> What to do: In the entries below, repeat only the lines between those holding "Give me the Bokeh source for this chart." and "from bokeh.resources import INLINE", inclusive. Leave pictures out.

> Records for this task:
----------------------------------------
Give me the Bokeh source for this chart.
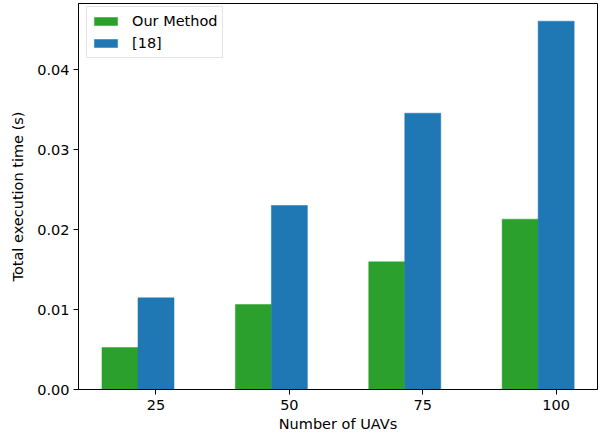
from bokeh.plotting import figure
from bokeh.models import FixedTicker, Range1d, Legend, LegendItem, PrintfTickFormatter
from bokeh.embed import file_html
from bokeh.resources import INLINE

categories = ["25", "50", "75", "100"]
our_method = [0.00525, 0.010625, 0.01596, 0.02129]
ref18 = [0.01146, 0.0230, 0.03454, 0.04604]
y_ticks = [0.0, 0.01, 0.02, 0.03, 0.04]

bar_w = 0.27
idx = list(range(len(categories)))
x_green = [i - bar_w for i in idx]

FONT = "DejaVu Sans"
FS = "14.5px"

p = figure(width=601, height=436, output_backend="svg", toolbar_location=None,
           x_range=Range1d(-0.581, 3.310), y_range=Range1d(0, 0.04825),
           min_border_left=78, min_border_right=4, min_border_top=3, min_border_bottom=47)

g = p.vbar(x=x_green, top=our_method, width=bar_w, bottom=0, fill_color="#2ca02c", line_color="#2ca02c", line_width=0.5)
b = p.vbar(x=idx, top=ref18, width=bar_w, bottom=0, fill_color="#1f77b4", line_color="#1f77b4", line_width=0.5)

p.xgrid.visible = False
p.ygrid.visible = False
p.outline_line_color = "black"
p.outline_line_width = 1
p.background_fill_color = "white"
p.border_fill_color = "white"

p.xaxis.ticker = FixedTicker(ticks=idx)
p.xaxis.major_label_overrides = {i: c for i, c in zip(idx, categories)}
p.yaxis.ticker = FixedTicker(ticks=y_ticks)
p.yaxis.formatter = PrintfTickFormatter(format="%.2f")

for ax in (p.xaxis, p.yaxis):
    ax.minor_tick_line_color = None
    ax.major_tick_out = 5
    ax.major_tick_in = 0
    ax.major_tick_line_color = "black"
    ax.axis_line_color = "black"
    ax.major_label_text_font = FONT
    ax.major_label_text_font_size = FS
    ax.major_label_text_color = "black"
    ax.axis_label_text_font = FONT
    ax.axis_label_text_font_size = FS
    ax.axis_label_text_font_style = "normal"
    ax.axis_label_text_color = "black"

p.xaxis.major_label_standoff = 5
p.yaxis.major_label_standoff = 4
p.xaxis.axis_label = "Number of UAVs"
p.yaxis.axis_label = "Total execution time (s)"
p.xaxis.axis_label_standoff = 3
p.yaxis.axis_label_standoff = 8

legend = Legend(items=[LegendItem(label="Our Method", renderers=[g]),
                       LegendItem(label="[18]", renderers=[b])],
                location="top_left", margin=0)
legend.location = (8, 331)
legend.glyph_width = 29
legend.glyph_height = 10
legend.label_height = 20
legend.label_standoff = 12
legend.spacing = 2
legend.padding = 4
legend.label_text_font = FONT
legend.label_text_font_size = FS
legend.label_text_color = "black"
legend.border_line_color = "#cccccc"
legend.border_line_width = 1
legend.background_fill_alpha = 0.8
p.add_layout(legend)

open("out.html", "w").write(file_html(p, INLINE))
----------------------------------------
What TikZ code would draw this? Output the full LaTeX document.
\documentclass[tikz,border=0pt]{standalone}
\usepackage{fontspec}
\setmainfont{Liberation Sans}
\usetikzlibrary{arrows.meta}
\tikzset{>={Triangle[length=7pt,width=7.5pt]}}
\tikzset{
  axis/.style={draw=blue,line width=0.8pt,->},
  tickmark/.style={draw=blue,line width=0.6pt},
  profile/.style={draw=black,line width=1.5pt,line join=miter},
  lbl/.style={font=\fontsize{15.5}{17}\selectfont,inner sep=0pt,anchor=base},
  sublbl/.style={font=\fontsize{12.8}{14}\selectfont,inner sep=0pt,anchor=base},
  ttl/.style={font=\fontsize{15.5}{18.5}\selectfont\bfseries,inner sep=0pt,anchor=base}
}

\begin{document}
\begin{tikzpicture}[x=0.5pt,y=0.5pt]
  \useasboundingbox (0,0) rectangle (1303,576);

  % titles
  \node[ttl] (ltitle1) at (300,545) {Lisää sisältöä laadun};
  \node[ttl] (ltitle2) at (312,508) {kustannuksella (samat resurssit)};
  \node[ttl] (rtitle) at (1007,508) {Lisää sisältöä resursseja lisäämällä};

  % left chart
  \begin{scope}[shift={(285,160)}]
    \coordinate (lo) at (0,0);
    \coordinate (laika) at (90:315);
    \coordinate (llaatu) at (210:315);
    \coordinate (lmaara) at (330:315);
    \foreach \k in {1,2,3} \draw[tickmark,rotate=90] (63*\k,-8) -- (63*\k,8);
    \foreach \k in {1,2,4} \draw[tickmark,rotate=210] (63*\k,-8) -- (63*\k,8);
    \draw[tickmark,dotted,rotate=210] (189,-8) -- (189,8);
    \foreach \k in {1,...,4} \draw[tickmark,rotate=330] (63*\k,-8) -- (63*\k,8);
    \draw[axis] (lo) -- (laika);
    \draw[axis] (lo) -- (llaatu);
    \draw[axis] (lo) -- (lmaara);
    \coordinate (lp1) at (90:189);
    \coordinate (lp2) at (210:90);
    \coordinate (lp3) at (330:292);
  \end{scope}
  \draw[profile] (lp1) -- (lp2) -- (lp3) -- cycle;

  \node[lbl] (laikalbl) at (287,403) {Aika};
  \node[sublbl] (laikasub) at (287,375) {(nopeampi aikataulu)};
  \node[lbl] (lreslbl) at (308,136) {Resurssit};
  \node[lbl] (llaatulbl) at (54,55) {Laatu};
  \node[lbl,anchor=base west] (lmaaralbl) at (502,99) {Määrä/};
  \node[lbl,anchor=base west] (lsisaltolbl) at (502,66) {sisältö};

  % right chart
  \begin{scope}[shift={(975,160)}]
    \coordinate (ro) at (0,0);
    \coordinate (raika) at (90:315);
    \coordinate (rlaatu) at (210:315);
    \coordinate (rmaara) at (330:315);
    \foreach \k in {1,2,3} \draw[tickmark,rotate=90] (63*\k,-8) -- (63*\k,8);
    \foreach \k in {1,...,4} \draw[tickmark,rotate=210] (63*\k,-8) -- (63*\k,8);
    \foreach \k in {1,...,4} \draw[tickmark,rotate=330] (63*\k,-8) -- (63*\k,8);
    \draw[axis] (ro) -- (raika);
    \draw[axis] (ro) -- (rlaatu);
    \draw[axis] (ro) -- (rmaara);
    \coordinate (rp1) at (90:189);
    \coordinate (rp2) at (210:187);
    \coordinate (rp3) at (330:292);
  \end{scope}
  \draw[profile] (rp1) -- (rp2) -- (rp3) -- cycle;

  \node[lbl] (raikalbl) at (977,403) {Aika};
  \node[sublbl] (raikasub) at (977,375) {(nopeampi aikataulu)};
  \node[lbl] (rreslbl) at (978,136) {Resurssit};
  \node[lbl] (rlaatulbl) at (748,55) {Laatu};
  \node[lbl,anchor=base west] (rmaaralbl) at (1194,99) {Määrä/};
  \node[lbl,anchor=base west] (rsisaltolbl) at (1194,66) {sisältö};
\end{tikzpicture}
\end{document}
----------------------------------------
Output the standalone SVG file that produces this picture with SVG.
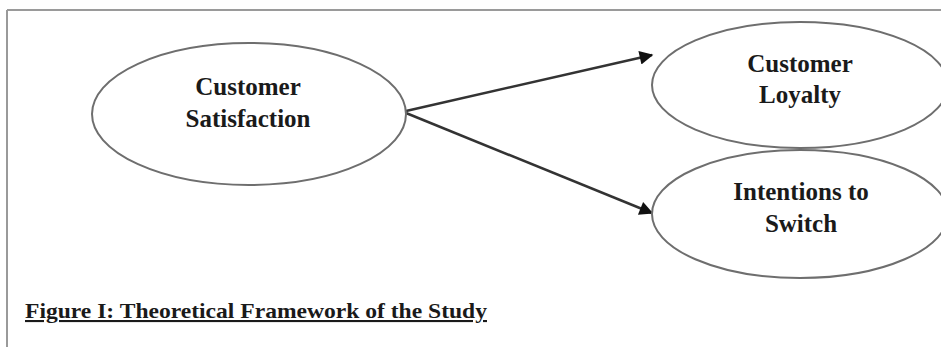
----------------------------------------
> Exercise output:
Give me the Bokeh source for this chart.
from bokeh.plotting import figure
from bokeh.models import FixedTicker, Range1d, Legend, LegendItem, PrintfTickFormatter
from bokeh.embed import file_html
from bokeh.resources import INLINE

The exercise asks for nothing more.